» **OBJECTIVE**
Pictures aside, quote the whole listing exactly.

» **SOURCE EXCERPT**
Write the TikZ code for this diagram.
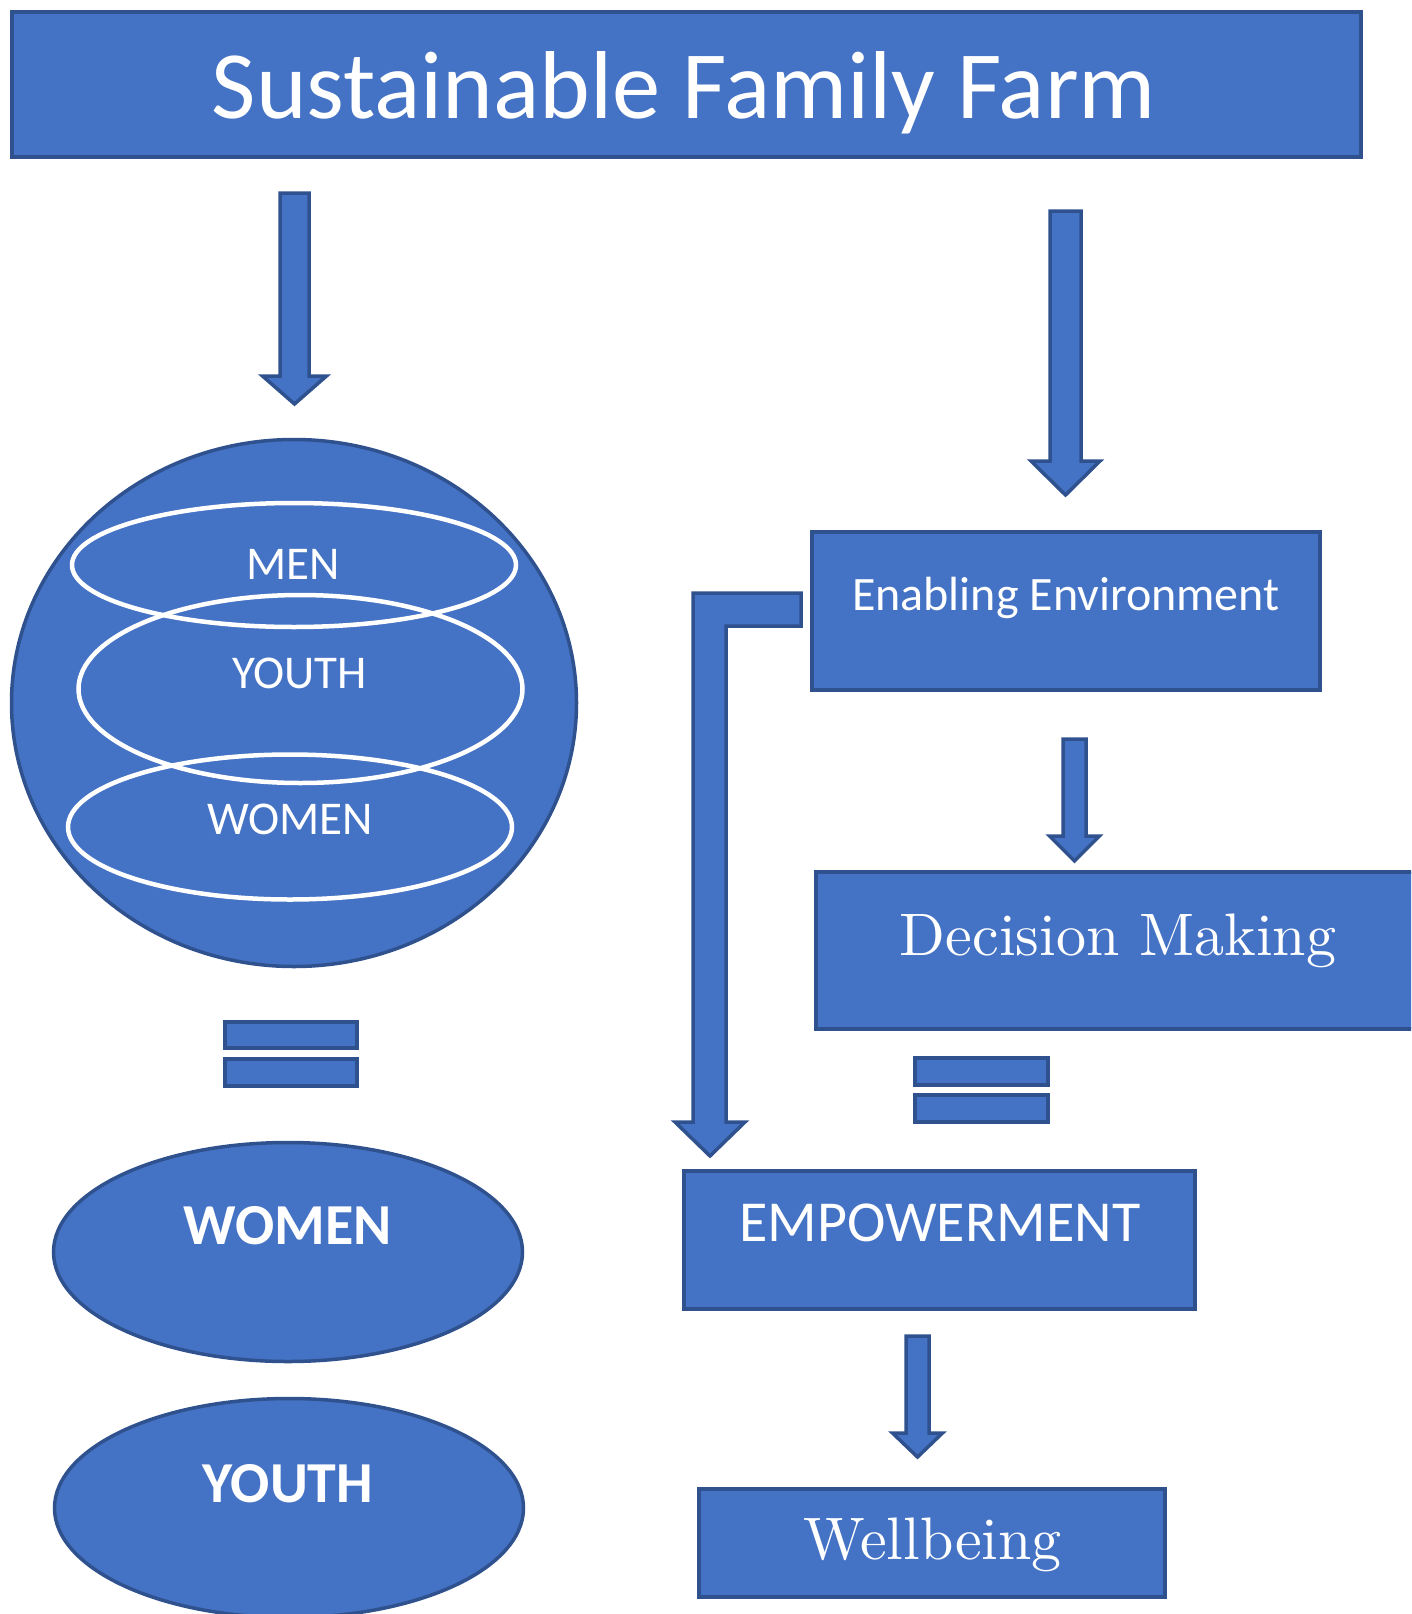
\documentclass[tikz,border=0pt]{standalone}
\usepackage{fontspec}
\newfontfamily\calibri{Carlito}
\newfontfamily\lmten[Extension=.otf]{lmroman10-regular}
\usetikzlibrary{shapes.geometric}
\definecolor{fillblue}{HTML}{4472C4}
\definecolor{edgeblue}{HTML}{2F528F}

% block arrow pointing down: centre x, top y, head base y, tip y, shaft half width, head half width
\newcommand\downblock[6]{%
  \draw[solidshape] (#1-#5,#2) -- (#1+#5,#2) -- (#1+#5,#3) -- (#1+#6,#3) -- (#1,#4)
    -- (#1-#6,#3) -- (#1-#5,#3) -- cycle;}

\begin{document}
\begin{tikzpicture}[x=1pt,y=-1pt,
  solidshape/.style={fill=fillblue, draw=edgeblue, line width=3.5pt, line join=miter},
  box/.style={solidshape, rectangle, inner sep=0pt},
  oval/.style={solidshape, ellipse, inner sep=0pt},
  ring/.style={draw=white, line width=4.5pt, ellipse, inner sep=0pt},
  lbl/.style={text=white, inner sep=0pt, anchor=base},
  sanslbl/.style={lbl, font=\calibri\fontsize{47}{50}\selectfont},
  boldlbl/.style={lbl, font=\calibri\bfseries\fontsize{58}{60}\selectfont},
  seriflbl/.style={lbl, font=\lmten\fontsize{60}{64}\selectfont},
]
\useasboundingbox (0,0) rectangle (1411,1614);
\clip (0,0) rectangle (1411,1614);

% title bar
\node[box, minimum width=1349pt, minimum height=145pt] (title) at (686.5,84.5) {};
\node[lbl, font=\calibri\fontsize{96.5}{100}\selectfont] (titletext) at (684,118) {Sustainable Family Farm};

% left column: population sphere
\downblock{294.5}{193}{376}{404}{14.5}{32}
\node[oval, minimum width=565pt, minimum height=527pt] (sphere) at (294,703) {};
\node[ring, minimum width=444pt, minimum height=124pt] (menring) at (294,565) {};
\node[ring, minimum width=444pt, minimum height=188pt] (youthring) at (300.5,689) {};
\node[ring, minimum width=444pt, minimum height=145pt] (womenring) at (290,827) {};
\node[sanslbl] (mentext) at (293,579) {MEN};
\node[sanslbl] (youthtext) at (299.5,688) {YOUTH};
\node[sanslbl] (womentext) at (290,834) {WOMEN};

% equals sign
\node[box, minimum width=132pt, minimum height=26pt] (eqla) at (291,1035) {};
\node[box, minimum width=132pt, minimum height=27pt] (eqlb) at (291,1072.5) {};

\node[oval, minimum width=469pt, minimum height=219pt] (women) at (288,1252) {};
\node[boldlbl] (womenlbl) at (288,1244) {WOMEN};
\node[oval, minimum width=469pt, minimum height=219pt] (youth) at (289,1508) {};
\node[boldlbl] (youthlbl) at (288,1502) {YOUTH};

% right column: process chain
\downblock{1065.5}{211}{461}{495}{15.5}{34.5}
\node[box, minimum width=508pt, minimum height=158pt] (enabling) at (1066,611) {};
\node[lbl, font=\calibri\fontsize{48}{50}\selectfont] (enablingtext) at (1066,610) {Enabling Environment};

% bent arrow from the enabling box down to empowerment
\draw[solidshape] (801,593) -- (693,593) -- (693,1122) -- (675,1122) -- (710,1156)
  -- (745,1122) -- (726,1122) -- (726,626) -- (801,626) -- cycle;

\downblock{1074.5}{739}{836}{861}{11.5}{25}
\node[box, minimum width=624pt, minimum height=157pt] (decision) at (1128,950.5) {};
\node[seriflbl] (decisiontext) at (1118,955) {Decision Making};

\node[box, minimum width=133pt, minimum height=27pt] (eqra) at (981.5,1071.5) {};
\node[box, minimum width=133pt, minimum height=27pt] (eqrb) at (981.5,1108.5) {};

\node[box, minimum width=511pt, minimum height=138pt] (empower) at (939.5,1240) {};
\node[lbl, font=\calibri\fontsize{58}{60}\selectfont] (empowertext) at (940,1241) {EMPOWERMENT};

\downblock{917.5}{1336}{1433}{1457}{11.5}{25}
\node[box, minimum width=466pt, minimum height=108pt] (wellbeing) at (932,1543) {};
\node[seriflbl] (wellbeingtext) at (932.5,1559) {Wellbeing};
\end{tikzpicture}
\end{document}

» **SOLUTION BELOW**
Write the TikZ code for this diagram.
\documentclass[tikz,border=0pt]{standalone}
\usepackage{fontspec}
\newfontfamily\calibri{Carlito}
\newfontfamily\lmten[Extension=.otf]{lmroman10-regular}
\usetikzlibrary{shapes.geometric}
\definecolor{fillblue}{HTML}{4472C4}
\definecolor{edgeblue}{HTML}{2F528F}

% block arrow pointing down: centre x, top y, head base y, tip y, shaft half width, head half width
\newcommand\downblock[6]{%
  \draw[solidshape] (#1-#5,#2) -- (#1+#5,#2) -- (#1+#5,#3) -- (#1+#6,#3) -- (#1,#4)
    -- (#1-#6,#3) -- (#1-#5,#3) -- cycle;}

\begin{document}
\begin{tikzpicture}[x=1pt,y=-1pt,
  solidshape/.style={fill=fillblue, draw=edgeblue, line width=3.5pt, line join=miter},
  box/.style={solidshape, rectangle, inner sep=0pt},
  oval/.style={solidshape, ellipse, inner sep=0pt},
  ring/.style={draw=white, line width=4.5pt, ellipse, inner sep=0pt},
  lbl/.style={text=white, inner sep=0pt, anchor=base},
  sanslbl/.style={lbl, font=\calibri\fontsize{47}{50}\selectfont},
  boldlbl/.style={lbl, font=\calibri\bfseries\fontsize{58}{60}\selectfont},
  seriflbl/.style={lbl, font=\lmten\fontsize{60}{64}\selectfont},
]
\useasboundingbox (0,0) rectangle (1411,1614);
\clip (0,0) rectangle (1411,1614);

% title bar
\node[box, minimum width=1349pt, minimum height=145pt] (title) at (686.5,84.5) {};
\node[lbl, font=\calibri\fontsize{96.5}{100}\selectfont] (titletext) at (684,118) {Sustainable Family Farm};

% left column: population sphere
\downblock{294.5}{193}{376}{404}{14.5}{32}
\node[oval, minimum width=565pt, minimum height=527pt] (sphere) at (294,703) {};
\node[ring, minimum width=444pt, minimum height=124pt] (menring) at (294,565) {};
\node[ring, minimum width=444pt, minimum height=188pt] (youthring) at (300.5,689) {};
\node[ring, minimum width=444pt, minimum height=145pt] (womenring) at (290,827) {};
\node[sanslbl] (mentext) at (293,579) {MEN};
\node[sanslbl] (youthtext) at (299.5,688) {YOUTH};
\node[sanslbl] (womentext) at (290,834) {WOMEN};

% equals sign
\node[box, minimum width=132pt, minimum height=26pt] (eqla) at (291,1035) {};
\node[box, minimum width=132pt, minimum height=27pt] (eqlb) at (291,1072.5) {};

\node[oval, minimum width=469pt, minimum height=219pt] (women) at (288,1252) {};
\node[boldlbl] (womenlbl) at (288,1244) {WOMEN};
\node[oval, minimum width=469pt, minimum height=219pt] (youth) at (289,1508) {};
\node[boldlbl] (youthlbl) at (288,1502) {YOUTH};

% right column: process chain
\downblock{1065.5}{211}{461}{495}{15.5}{34.5}
\node[box, minimum width=508pt, minimum height=158pt] (enabling) at (1066,611) {};
\node[lbl, font=\calibri\fontsize{48}{50}\selectfont] (enablingtext) at (1066,610) {Enabling Environment};

% bent arrow from the enabling box down to empowerment
\draw[solidshape] (801,593) -- (693,593) -- (693,1122) -- (675,1122) -- (710,1156)
  -- (745,1122) -- (726,1122) -- (726,626) -- (801,626) -- cycle;

\downblock{1074.5}{739}{836}{861}{11.5}{25}
\node[box, minimum width=624pt, minimum height=157pt] (decision) at (1128,950.5) {};
\node[seriflbl] (decisiontext) at (1118,955) {Decision Making};

\node[box, minimum width=133pt, minimum height=27pt] (eqra) at (981.5,1071.5) {};
\node[box, minimum width=133pt, minimum height=27pt] (eqrb) at (981.5,1108.5) {};

\node[box, minimum width=511pt, minimum height=138pt] (empower) at (939.5,1240) {};
\node[lbl, font=\calibri\fontsize{58}{60}\selectfont] (empowertext) at (940,1241) {EMPOWERMENT};

\downblock{917.5}{1336}{1433}{1457}{11.5}{25}
\node[box, minimum width=466pt, minimum height=108pt] (wellbeing) at (932,1543) {};
\node[seriflbl] (wellbeingtext) at (932.5,1559) {Wellbeing};
\end{tikzpicture}
\end{document}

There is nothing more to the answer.